Grossman: the translator as a writer

Last month, when renowned translator Edith Grossman died at the age of 87, her obituary made headlines in leading newspapers across the world. In 2023, it's no longer unusual to celebrate the legacy of great translators. In 2018, the death of Anthea Bell, best known as the translator of Franz Kafka and the Asterix comics, also made news. And yet, as recently as 20 years ago, such adulation was rare.

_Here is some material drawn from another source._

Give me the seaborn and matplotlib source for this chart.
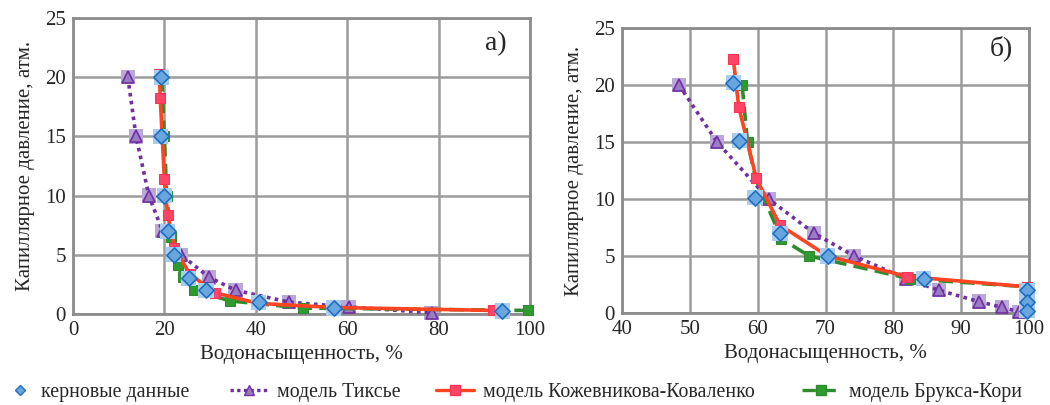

Indeed, translators like Grossman fought bitterly to claim the credit they justly deserved. In 2003, when she published her English translation of Don Quixote, the 17th century Spanish classic by Miguel de Cervantes, Grossman had to demand that her publisher put her name on the cover of the book, alongside the original author's. From the vantage of our politically woke times, when the omission of a translator's name from the cover of a book is seen as a regressive anomaly rather than the norm, a demand like hers may not seem radical. But, in the 1970s, 1980s and 1990s, as Grossman was coming into her own as a translator, the balance of justice was far from even for literary translators.

For context, by 2003, Grossman had translated works by Gabriel García Márquez, like Love In The Time of Cholera (1988), and books by Carlos Fuentes and Isabel Allende. Profoundly impressed by her rigour, Márquez publicly praised her as his "voice in English". However, the publishing industry hadn't still woken up to the role translators play to keep the business of books alive and relevant.